-- Supplied material --
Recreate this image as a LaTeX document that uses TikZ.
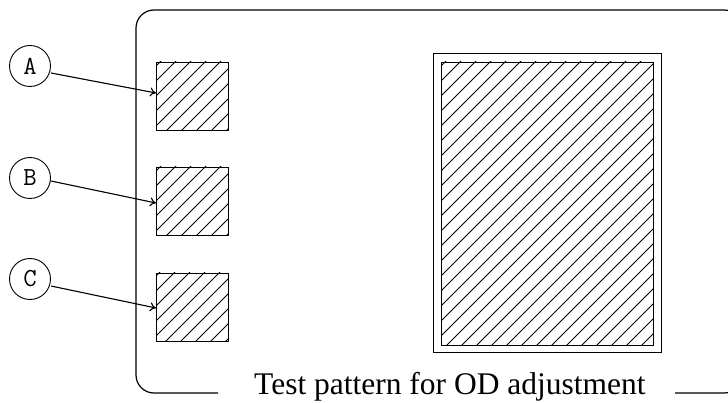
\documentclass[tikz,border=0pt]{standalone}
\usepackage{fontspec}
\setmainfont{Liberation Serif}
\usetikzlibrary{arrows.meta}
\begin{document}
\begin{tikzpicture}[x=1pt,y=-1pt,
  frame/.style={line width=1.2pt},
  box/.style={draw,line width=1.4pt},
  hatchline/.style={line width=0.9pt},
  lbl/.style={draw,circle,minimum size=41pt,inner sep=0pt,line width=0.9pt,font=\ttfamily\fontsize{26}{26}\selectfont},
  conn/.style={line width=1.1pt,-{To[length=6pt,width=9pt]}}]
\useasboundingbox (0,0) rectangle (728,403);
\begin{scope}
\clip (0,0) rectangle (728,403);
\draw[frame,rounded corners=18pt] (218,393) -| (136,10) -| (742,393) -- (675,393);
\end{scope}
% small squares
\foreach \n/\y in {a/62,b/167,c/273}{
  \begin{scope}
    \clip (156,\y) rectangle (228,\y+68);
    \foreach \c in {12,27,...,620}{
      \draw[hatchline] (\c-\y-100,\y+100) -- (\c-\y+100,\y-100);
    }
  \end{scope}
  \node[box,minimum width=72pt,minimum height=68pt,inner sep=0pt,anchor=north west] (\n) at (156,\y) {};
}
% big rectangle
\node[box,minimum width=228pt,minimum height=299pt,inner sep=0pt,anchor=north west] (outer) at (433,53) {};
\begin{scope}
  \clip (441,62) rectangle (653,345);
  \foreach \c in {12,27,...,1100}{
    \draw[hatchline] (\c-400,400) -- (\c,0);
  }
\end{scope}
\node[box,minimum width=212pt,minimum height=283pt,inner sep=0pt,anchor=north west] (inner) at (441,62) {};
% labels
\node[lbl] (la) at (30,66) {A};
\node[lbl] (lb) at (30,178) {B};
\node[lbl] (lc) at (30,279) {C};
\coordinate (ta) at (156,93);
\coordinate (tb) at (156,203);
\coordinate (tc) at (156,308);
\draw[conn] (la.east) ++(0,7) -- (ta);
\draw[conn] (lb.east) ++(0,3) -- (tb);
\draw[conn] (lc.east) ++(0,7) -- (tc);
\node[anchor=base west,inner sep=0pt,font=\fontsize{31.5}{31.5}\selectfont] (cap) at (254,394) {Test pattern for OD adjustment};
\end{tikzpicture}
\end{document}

-- Problem to solve --
Repeat the material exactly as it reads, without any of its pictures.

-- Answer to this task --
Recreate this image as a LaTeX document that uses TikZ.
\documentclass[tikz,border=0pt]{standalone}
\usepackage{fontspec}
\setmainfont{Liberation Serif}
\usetikzlibrary{arrows.meta}
\begin{document}
\begin{tikzpicture}[x=1pt,y=-1pt,
  frame/.style={line width=1.2pt},
  box/.style={draw,line width=1.4pt},
  hatchline/.style={line width=0.9pt},
  lbl/.style={draw,circle,minimum size=41pt,inner sep=0pt,line width=0.9pt,font=\ttfamily\fontsize{26}{26}\selectfont},
  conn/.style={line width=1.1pt,-{To[length=6pt,width=9pt]}}]
\useasboundingbox (0,0) rectangle (728,403);
\begin{scope}
\clip (0,0) rectangle (728,403);
\draw[frame,rounded corners=18pt] (218,393) -| (136,10) -| (742,393) -- (675,393);
\end{scope}
% small squares
\foreach \n/\y in {a/62,b/167,c/273}{
  \begin{scope}
    \clip (156,\y) rectangle (228,\y+68);
    \foreach \c in {12,27,...,620}{
      \draw[hatchline] (\c-\y-100,\y+100) -- (\c-\y+100,\y-100);
    }
  \end{scope}
  \node[box,minimum width=72pt,minimum height=68pt,inner sep=0pt,anchor=north west] (\n) at (156,\y) {};
}
% big rectangle
\node[box,minimum width=228pt,minimum height=299pt,inner sep=0pt,anchor=north west] (outer) at (433,53) {};
\begin{scope}
  \clip (441,62) rectangle (653,345);
  \foreach \c in {12,27,...,1100}{
    \draw[hatchline] (\c-400,400) -- (\c,0);
  }
\end{scope}
\node[box,minimum width=212pt,minimum height=283pt,inner sep=0pt,anchor=north west] (inner) at (441,62) {};
% labels
\node[lbl] (la) at (30,66) {A};
\node[lbl] (lb) at (30,178) {B};
\node[lbl] (lc) at (30,279) {C};
\coordinate (ta) at (156,93);
\coordinate (tb) at (156,203);
\coordinate (tc) at (156,308);
\draw[conn] (la.east) ++(0,7) -- (ta);
\draw[conn] (lb.east) ++(0,3) -- (tb);
\draw[conn] (lc.east) ++(0,7) -- (tc);
\node[anchor=base west,inner sep=0pt,font=\fontsize{31.5}{31.5}\selectfont] (cap) at (254,394) {Test pattern for OD adjustment};
\end{tikzpicture}
\end{document}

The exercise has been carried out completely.